I was going to stay at the Berkshire retreat where I ended the trip to catch up with writing, nature, meditation and yoga until that Saturday. But I followed my urge to leave on Thursday–before all the weekend mandatory evacuation traffic and scuffles back over the border. Irene struck on Saturday night. I ended up watching it all on the news at my friend Mike’s mother’s place. Much of New York City was being evacuated and the subway system shut down for the first time ever.

“God’s trying to tell us something,” Mike’s mom said shaking her head.

“What do you think he is trying to tell us?” I wanted to know.

“That we better wake up and change our ways.”

I don’t know if she was thinking Revelation or just referring to fears about climate change because of our abuse of the planet. Whatever the case, a lot of people seem to be concerned about these kinds of crises these days. I also keep meeting people who are going through their own–as are many of my friends and clients. It’s hurricane season, I think, in more ways than one.
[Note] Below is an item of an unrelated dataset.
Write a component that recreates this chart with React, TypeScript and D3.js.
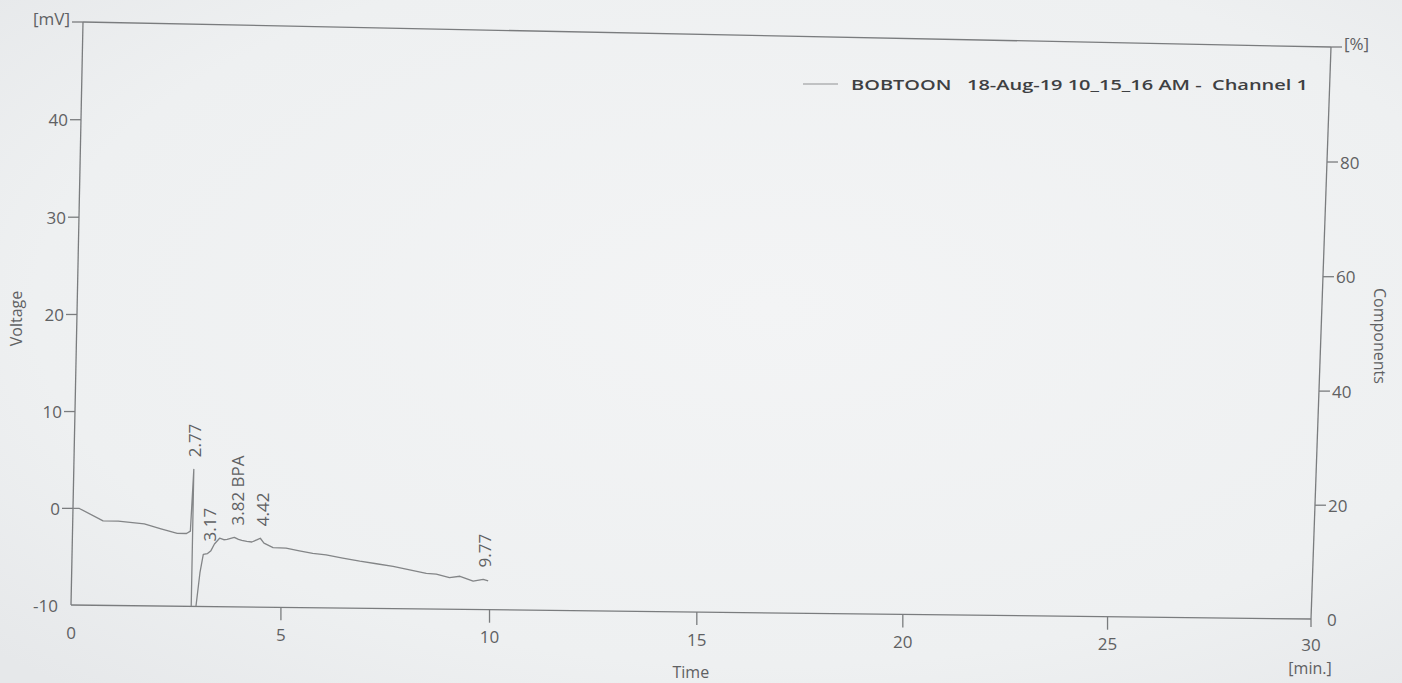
import React from "react";
import * as d3 from "d3";

// ---- data ----
const traceTimes = [
  0, 0.15, 0.72, 1.08, 1.7, 2.1, 2.49, 2.71, 2.8, 2.85, 2.86, 2.95, 3.05, 3.12, 3.22, 3.3,
  3.38, 3.5, 3.6, 3.68, 3.85, 3.95, 4.03, 4.15, 4.27, 4.4, 4.47, 4.56, 4.78, 5.09, 5.41,
  5.73, 6.05, 6.45, 6.86, 7.26, 7.66, 8.06, 8.46, 8.7, 9.02, 9.27, 9.59, 9.83, 9.95,
];
const traceValues = [
  0, 0, -1.25, -1.25, -1.5, -2.0, -2.45, -2.45, -2.2, 4.2, -11, -11, -6.5, -4.6, -4.5, -4.2,
  -3.5, -2.9, -3.05, -3.0, -2.8, -3.0, -3.1, -3.2, -3.25, -3.0, -2.85, -3.35, -3.8, -3.85, -4.1,
  -4.35, -4.5, -4.8, -5.1, -5.35, -5.6, -5.95, -6.3, -6.35, -6.7, -6.55, -7.05, -6.85, -7.0,
];
const peakTimes = [2.77, 3.17, 3.82, 4.42, 9.77];
const peakNames = ["", "", " BPA", "", ""];
const xTicks = [0, 5, 10, 15, 20, 25, 30];
const leftTicks = [-10, 0, 10, 20, 30, 40];
const rightTicks = [0, 20, 40, 60, 80];
const legendText = "BOBTOON   18-Aug-19 10_15_16 AM -  Channel 1";

// ---- page geometry (photo of a printed sheet: frame is a slightly skewed quad) ----
const W = 1402;
const HGT = 683;
const TL = [83, 22];
const TR = [1331, 47];
const BR = [1311, 619];
const BL = [71, 605];

function makeHomography() {
  const [x0, y0] = TL, [x1, y1] = TR, [x2, y2] = BR, [x3, y3] = BL;
  const dx1 = x1 - x2, dy1 = y1 - y2, dx2 = x3 - x2, dy2 = y3 - y2;
  const dx3 = x0 - x1 + x2 - x3, dy3 = y0 - y1 + y2 - y3;
  const den = dx1 * dy2 - dx2 * dy1;
  const g = (dx3 * dy2 - dx2 * dy3) / den;
  const h = (dx1 * dy3 - dx3 * dy1) / den;
  const a = x1 - x0 + g * x1, b = x3 - x0 + h * x3, c = x0;
  const d = y1 - y0 + g * y1, e = y3 - y0 + h * y3, f = y0;
  return (s: number, t: number): [number, number] => {
    const w = g * s + h * t + 1;
    return [(a * s + b * t + c) / w, (d * s + e * t + f) / w];
  };
}
const P = makeHomography();

const xScale = d3.scaleLinear().domain([0, 30]).range([0, 1]);
const yLeft = d3.scaleLinear().domain([-10, 50]).range([1, 0]);
const yRight = d3.scaleLinear().domain([0, 100]).range([1, 0]);

const FONT = "'Open Sans', 'Noto Sans', sans-serif";
const AXIS = "#7a7c7e";
const TEXT = "#5f6163";

export default function App() {
  const data: [number, number][] = traceTimes.map((t, i) => [t, traceValues[i]]);
  const proj = (t: number, v: number) => P(xScale(t), yLeft(v));
  const line = d3
    .line<[number, number]>()
    .x((d) => proj(d[0], d[1])[0])
    .y((d) => proj(d[0], d[1])[1]);

  const clipPts = [TL, TR, BR, BL].map((p) => p.join(",")).join(" ");

  const seg = (a: [number, number], b: [number, number], key: string) => (
    <line key={key} x1={a[0]} y1={a[1]} x2={b[0]} y2={b[1]} stroke={AXIS} strokeWidth={1.3} />
  );

  // peak labels: above the highest trace point near the peak time
  const peakLabels = peakTimes.map((pt, i) => {
    const near = data.filter((d) => Math.abs(d[0] - pt) <= 0.1);
    const maxV = d3.max(near, (d) => d[1]) ?? 0;
    const [px, py] = proj(pt, maxV);
    const x = px + 4;
    const y = py - 12;
    return (
      <text
        key={"pk" + i}
        transform={`translate(${x},${y}) rotate(-90)`}
        textAnchor="start"
        dominantBaseline="central"
        fontSize={17}
        fill={TEXT}
        fontFamily={FONT}
      >
        {pt.toFixed(2) + peakNames[i]}
      </text>
    );
  });

  return (
    <svg
      width={W}
      height={HGT}
      style={{ position: "absolute", left: 0, top: 0, display: "block" }}
    >
      <defs>
        <radialGradient id="paper" cx="55%" cy="45%" r="75%">
          <stop offset="0%" stopColor="#f3f4f5" />
          <stop offset="70%" stopColor="#eef0f1" />
          <stop offset="100%" stopColor="#e6e8ea" />
        </radialGradient>
        <clipPath id="plotClip">
          <polygon points={clipPts} />
        </clipPath>
      </defs>
      <rect x={0} y={0} width={W} height={HGT} fill="url(#paper)" />

      {/* frame */}
      {seg(P(0, 0), P(1, 0), "top")}
      {seg(P(1, 0), P(1, 1), "right")}
      {seg(P(0, 1), P(1, 1), "bottom")}
      {seg(P(0, 0), P(0, 1), "left")}

      {/* left axis ticks */}
      {leftTicks.map((v) => {
        const p = P(0, yLeft(v));
        return (
          <g key={"l" + v}>
            {v !== -10 && seg(p, [p[0] - 11, p[1]], "lt" + v)}
            <text x={p[0] - 13} y={p[1]} textAnchor="end" dominantBaseline="central"
              fontSize={17} fill={TEXT} fontFamily={FONT}>{v}</text>
          </g>
        );
      })}
      {(() => {
        const p = P(0, 0);
        return (
          <g>
            {seg(p, [p[0] - 11, p[1]], "mvt")}
            <text x={p[0] - 13} y={p[1] - 4} textAnchor="end" dominantBaseline="central"
              fontSize={17} fill={TEXT} fontFamily={FONT}>[mV]</text>
          </g>
        );
      })()}

      {/* right axis ticks */}
      {rightTicks.map((v) => {
        const p = P(1, yRight(v));
        return (
          <g key={"r" + v}>
            {v !== 0 && seg(p, [p[0] + 11, p[1]], "rt" + v)}
            <text x={p[0] + (v === 0 ? 16 : 13)} y={p[1]} textAnchor="start" dominantBaseline="central"
              fontSize={17} fill={TEXT} fontFamily={FONT}>{v}</text>
          </g>
        );
      })}
      {(() => {
        const p = P(1, 0);
        return (
          <g>
            {seg(p, [p[0] + 11, p[1]], "pct")}
            <text x={p[0] + 13} y={p[1] - 4} textAnchor="start" dominantBaseline="central"
              fontSize={17} fill={TEXT} fontFamily={FONT}>[%]</text>
          </g>
        );
      })()}

      {/* bottom axis ticks */}
      {xTicks.map((t) => {
        const p = P(xScale(t), 1);
        return (
          <g key={"x" + t}>
            {t !== 0 && seg(p, [p[0], p[1] + (t === 30 ? 8 : 13)], "xt" + t)}
            <text x={p[0]} y={p[1] + (t === 30 ? 25 : 27)} textAnchor="middle" dominantBaseline="central"
              fontSize={17} fill={TEXT} fontFamily={FONT}>{t}</text>
          </g>
        );
      })}
      {(() => {
        const p = P(1, 1);
        return (
          <text x={p[0] - 1} y={p[1] + 49} textAnchor="middle" dominantBaseline="central"
            fontSize={16} fill={TEXT} fontFamily={FONT}>[min.]</text>
        );
      })()}

      {/* axis titles */}
      {(() => {
        const pb = P(0.5, 1);
        const pl = P(0, 0.5);
        const pr = P(1, 0.5);
        return (
          <g fontFamily={FONT} fill={TEXT} fontSize={16}>
            <text x={pb[0] - 6} y={pb[1] + 60} textAnchor="middle" dominantBaseline="central">Time</text>
            <text transform={`translate(${pl[0] - 61},${pl[1] + 4}) rotate(-90)`} textAnchor="middle"
              dominantBaseline="central">Voltage</text>
            <text transform={`translate(${pr[0] + 59},${pr[1] + 2}) rotate(90)`} textAnchor="middle"
              dominantBaseline="central">Components</text>
          </g>
        );
      })()}

      {/* trace */}
      <g clipPath="url(#plotClip)">
        <path d={line(data) ?? ""} fill="none" stroke="#838587" strokeWidth={1.3} strokeLinejoin="round" />
      </g>
      {peakLabels}

      {/* legend */}
      <line x1={803} y1={84} x2={838} y2={84} stroke="#8f9193" strokeWidth={1.2} />
      <text x={851} y={84} dominantBaseline="central" fontSize={15} fontWeight={600} fill="#3e4042"
        fontFamily={FONT} textLength={457} lengthAdjust="spacingAndGlyphs" style={{ whiteSpace: "pre" }}>
        {legendText}
      </text>
    </svg>
  );
}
And I wonder why we need major storms in our lives for our awakenings. Why, for instance, do we need people like Al Gore to scare us into becoming more aware of how we treat the planet? Or natural disasters to make us be kind to our neighbours? Why do we only start to shape up when we feel threatened? Like we better start caring about our natural environment or we’re all going to die. Why does it take crisis to get us to think about respecting life (including our own)? Maybe there is a purpose to crisis and trauma after all? Lucky for me, I watched Irene’s devastation on TV. But I’ve had my hurricanes. I sometimes wonder who I would be now if I hadn’t been injured in an accident twenty years ago. How would my life have been if I hadn’t spent so many years struggling and seeking answers? How would I be if I had not woken up in certain ways or not tried as hard to change myself and my life? Sometimes storms bring gifts with them, even when we are inundated in their aftermath or when they destroy life as we have known it.

As we watched Bloomingdale’s get boarded up, Mike said: “Did you know that hurricanes rotate counterclockwise while tornadoes move clockwise?”

I had no idea. I am always amazed at how little I know about the natural world. But for some bizarre reason I was fascinated. Like when I first got to South Africa. I had never been in the southern hemisphere before and excitedly filled the sink to watch the water flow down the drain. I don’t know why I’m so blown away by that sort of thing. Maybe I subconsciously take it as some kind of sign that everything under the sun has its own order, its unique logic–even when we don’t really understand why things happen as they do. At the end of the day, I doubt it matters which way the wind blows, or how the water flows. Maybe what’s important is that we can sustain (or find) our centredness while chaos ensues all around us–like making our way to a hurricane’s eye so we can see more clearly. Or that if we get stuck in the current of a raging storm, we remember that if we surrender to the howling wind and driving rain, even hurricanes might have a reason that we don’t yet understand.